Note

This is a Hugging Face dataset. For large datasets, ensure huggingface_hub>=1.1.3 to avoid rate limits. Learn more in the Hugging Face integration docs.

Hugging Face

Dataset Card for cleardepth#

image/png

ClearDepth Transparent (FiftyOne) is a grouped FiftyOne dataset built from the synthetic transparent-object stereo data described in the ClearDepth paper (SynClearDepth).

Each group represents one indoor scene with stereo RGB video, dense per-pixel labels, and (optionally) a merged 3D point-cloud reconstruction of the same scene.

Installation#

If you haven’t already, install FiftyOne:

pip install -U fiftyone

Usage#

import fiftyone as fo
from huggingface_hub import snapshot_download

# Download the dataset snapshot to the current working directory

snapshot_download(
    repo_id="Voxel51/ClearDepth", 
    local_dir=".", 
    repo_type="dataset"
    )

# Load dataset from current directory using FiftyOne's native format
dataset = fo.Dataset.from_dir(
    dataset_dir=".",  # Current directory contains the dataset files
    dataset_type=fo.types.FiftyOneDataset,  # Specify FiftyOne dataset format
    name="ClearDepth"  # Assign a name to the dataset for identification
)

# Launch the App
session = fo.launch_app(dataset)

Dataset Description#

Scenes are synthetic renders of household rooms containing transparent objects, with left/right stereo views, ground-truth depth, surface normals, instance segmentation, and camera poses.
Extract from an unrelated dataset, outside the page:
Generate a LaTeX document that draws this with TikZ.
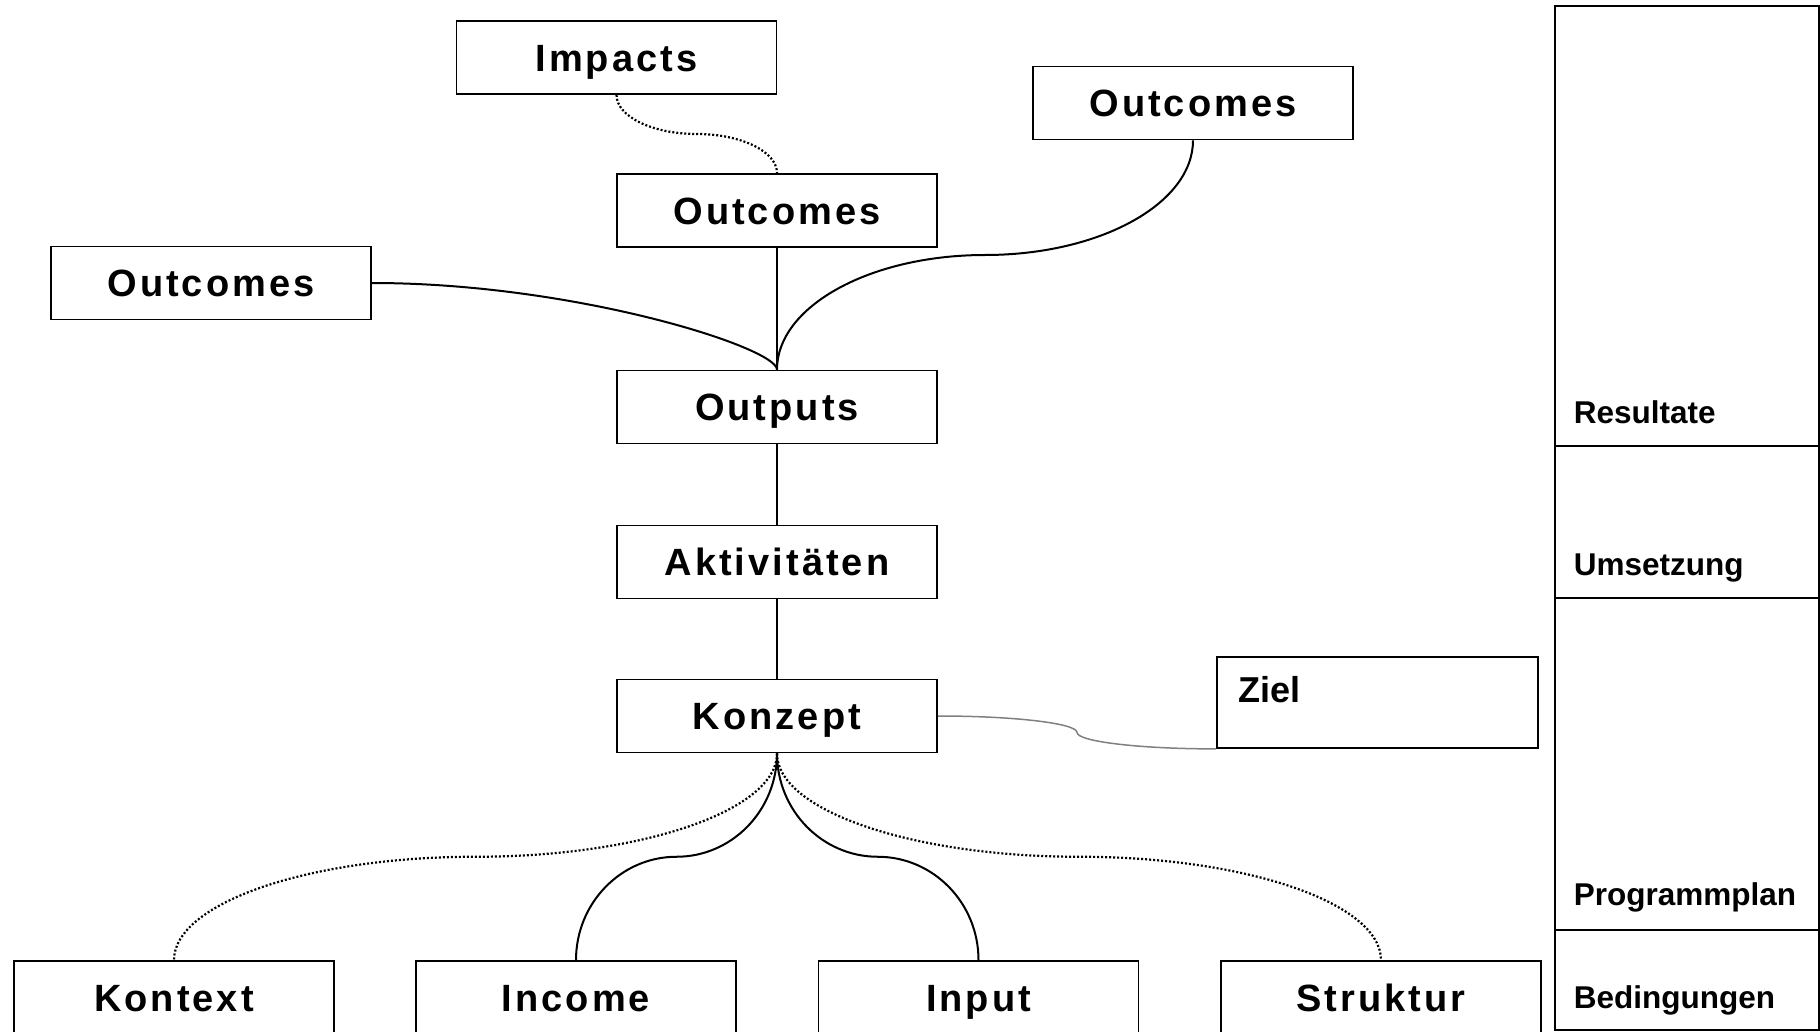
\documentclass[tikz,border=0pt]{standalone}
\usepackage{fontspec}
\setmainfont{Liberation Sans}
\newfontfamily\spacedfont{Liberation Sans}[LetterSpace=8]
\usetikzlibrary{calc}
\definecolor{cgrey}{HTML}{808080}
\tikzset{
  every picture/.style={line width=0.9pt},
  box/.style={draw, minimum width=160pt, minimum height=36.5pt, inner sep=0pt, text height=13.6pt, text depth=0pt, font=\spacedfont\bfseries\fontsize{19}{21}\selectfont},
  link/.style={line width=1pt},
  dotlink/.style={line width=1.1pt, dash pattern=on 1pt off 1pt},
  greylink/.style={draw=cgrey, line width=0.75pt},
  level/.style={anchor=base west, inner sep=0pt, font=\bfseries\fontsize{15.75}{18}\selectfont},
}
% S-shaped connector: leaves #2 vertically, level in the middle, enters #3 vertically
\newcommand{\vlink}[3][]{%
  \coordinate (mid) at ($(#2)!0.5!(#3)$);
  \draw[#1] (#2) .. controls ($(#2)!0.552!(#2|-mid)$) and ($(mid)!0.552!(#2|-mid)$) .. (mid)
    .. controls ($(mid)!0.552!(#3|-mid)$) and ($(#3)!0.552!(#3|-mid)$) .. (#3);}
% same, but leaving and entering horizontally
\newcommand{\hlink}[3][]{%
  \coordinate (mid) at ($(#2)!0.5!(#3)$);
  \draw[#1] (#2) .. controls ($(#2)!0.552!(mid|-#2)$) and ($(mid)!0.552!(mid|-#2)$) .. (mid)
    .. controls ($(mid)!0.552!(mid|-#3)$) and ($(#3)!0.552!(mid|-#3)$) .. (#3);}

\begin{document}
\begin{tikzpicture}[x=0.5pt, y=-0.5pt]
  \useasboundingbox (0,0) rectangle (1820,1032);
  % chain of results
  \node[box] (impacts) at (616.5,57.5) {Impacts};
  \node[box] (outR) at (1193,103) {Outcomes};
  \node[box] (outC) at (777,210.5) {Outcomes};
  \node[box] (outL) at (211,283) {Outcomes};
  \node[box] (outputs) at (777,407) {Outputs};
  \node[box] (akt) at (777,562) {Aktivitäten};
  \node[box] (konzept) at (777,716) {Konzept};
  \node[draw, minimum width=160.5pt, minimum height=45.5pt, inner sep=0pt] (ziel) at (1377.5,702.5) {};
  \node[anchor=base west, inner sep=0pt, font=\bfseries\fontsize{18}{20}\selectfont] (zieltext) at ($(ziel.north west)+(21,46)$) {Ziel};
  % conditions
  \node[box] (kontext) at (174,997.5) {Kontext};
  \node[box] (income) at (576,997.5) {Income};
  \node[box] (inp) at (978.5,997.5) {Input};
  \node[box] (struktur) at (1381,997.5) {Struktur};

  \vlink[dotlink]{impacts.south}{outC.north}
  \draw[link] (outC.south) -- (outputs.north);
  \draw[link] (outL.east) .. controls +(203,0) and +(0,-22) .. (outputs.north);
  \vlink[link]{outR.south}{outputs.north}
  \draw[link] (outputs.south) -- (akt.north);
  \draw[link] (akt.south) -- (konzept.north);
  \hlink[greylink]{konzept.east}{ziel.south west}
  \vlink[dotlink]{konzept.south}{kontext.north}
  \vlink[link]{konzept.south}{income.north}
  \vlink[link]{konzept.south}{inp.north}
  \vlink[dotlink]{konzept.south}{struktur.north}

  % levels on the right
  \draw[line width=1.2pt] (1555,6) rectangle (1819,1030);
  \draw[line width=1.2pt] (1555,446) -- (1819,446);
  \draw[line width=1.2pt] (1555,598) -- (1819,598);
  \draw[line width=1.2pt] (1555,930) -- (1819,930);
  \node[level] (resultate) at (1573,423) {Resultate};
  \node[level] (umsetzung) at (1573,575) {Umsetzung};
  \node[level] (programmplan) at (1573,905) {Programmplan};
  \node[level] (bedingungen) at (1573,1008) {Bedingungen};
\end{tikzpicture}
\end{document}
FiftyOne Dataset Structure#

Media type: group

Default group slice: left

Groups and slices#

There are 204 groups. Each group links one or more slices of the same scene:

Slice

Media type

Description

left

video

Left stereo camera as an H.264 MP4

right

video

Right stereo camera as an H.264 MP4

reconstruction

3d

Merged RGB-colored point cloud (scene.fo3d), if reconstruction has been run

Switch slices in the FiftyOne App to view the left video, right video, or 3D reconstruction for the same scene. The left and right slices carry identical sample metadata and matching frame-aligned labels for their respective eyes.

Sample-level fields#

Present on the video slices (left, right) and partially mirrored on reconstruction:

Field

Type

Description

scene_name

string

Unique scene id, e.g. bathroom001_0000_circle000

room_type

string

Room category (bathroom, diningroom, kitchen, livingroom)

room_id

string

Numeric room id within the category

room_name

string

Combined room label, e.g. bathroom001

scene_variant

string

Scene variant index from the source export

circle_id

string

Camera trajectory / circle index

scene_objects

list

Objects in the scene; each entry has object_id, category, name, and transform

object_categories

list

Sorted unique object categories in the scene

tags

list

["reconstruction"] on the reconstruction slice only

The reconstruction slice repeats the scene metadata fields above but has no frame labels.

Frame-level fields (video slices only)#

Labels are attached to frames on left and right only:

Field

FiftyOne type

Description

depth

Heatmap

Metric depth stored as a 16-bit PNG (millimeters on disk). App heatmap range defaults to 0–3000 mm. Decode to meters with depth_m = png_mm / 1000.

normal

Heatmap

RGB-encoded surface normal PNG. Directions use the standard mapping pixel = 127.5 * (normal + 1) with unit-length normals.

segmentation

Segmentation

Per-pixel instance segmentation mask PNG

camera_pose

list

4×4 camera-to-world pose matrix for that frame

Depth and normal fields reference PNG files on disk via absolute map_path values inside the Heatmap / Segmentation documents.

There are no bounding-box or classification labels. Supervision is dense per-pixel depth, normals, segmentation, plus per-frame camera pose and scene-level object metadata.


3D Reconstruction Slice#

When reconstruction has been added, each group includes a reconstruction slice pointing at a FiftyOne scene.fo3d file that wraps one merged RGB-colored point cloud for the whole scene (not one cloud per frame).

The cloud is built by back-projecting depth from the left camera across all frames, coloring points from the corresponding RGB images, and merging them into a single scene-level point cloud. It is intended for interactive 3D viewing in FiftyOne, not watertight mesh reconstruction.


Direct Use#

Suitable for:

  • Exploring stereo transparent-object scenes in FiftyOne

  • Training or evaluating dense depth / normal / segmentation models

  • Inspecting camera motion and scene object layout

  • Comparing left vs. right stereo views and 3D reconstructions side by side

Out-of-Scope Use#

  • Real-world deployment without adaptation: source data is synthetic

  • Object detection benchmarks: only dense pixel labels and scene object lists are provided

  • Metric grasp planning from reconstruction alone: the 3D slice is a merged point cloud for visualization, not a calibrated manipulation pipeline


Citation#

If you use the source ClearDepth dataset or method, cite:

@article{bai2024cleardepth,

  title={ClearDepth: Enhanced Stereo Perception of Transparent Objects for Robotic Manipulation},

  author={Bai, Kaixin and Zeng, Huajian and Zhang, Lei and Liu, Yiwen and Xu, Hongli and Chen, Zhaopeng and Zhang, Jianwei},

  journal={arXiv preprint arXiv:2409.08926},

  year={2024}

}



@article{bai2025stereoanything,

  title={StereoAnything: Advanced Zero-Shot Stereo Imaging for Multi-Finger Grasp Detection with Transparent Objects},

  author={Bai, Kaixin and Zhang, Lei and Liu, Yiwen and Chen, Zhaopeng and Zhang, Jianwei},

  journal={Authorea Preprints},

  year={2025},

  doi={10.36227/techrxiv.174612328.83478240/v1},

url={https://doi.org/10.36227/techrxiv.174612328.83478240/v1},

  publisher={Authorea}

}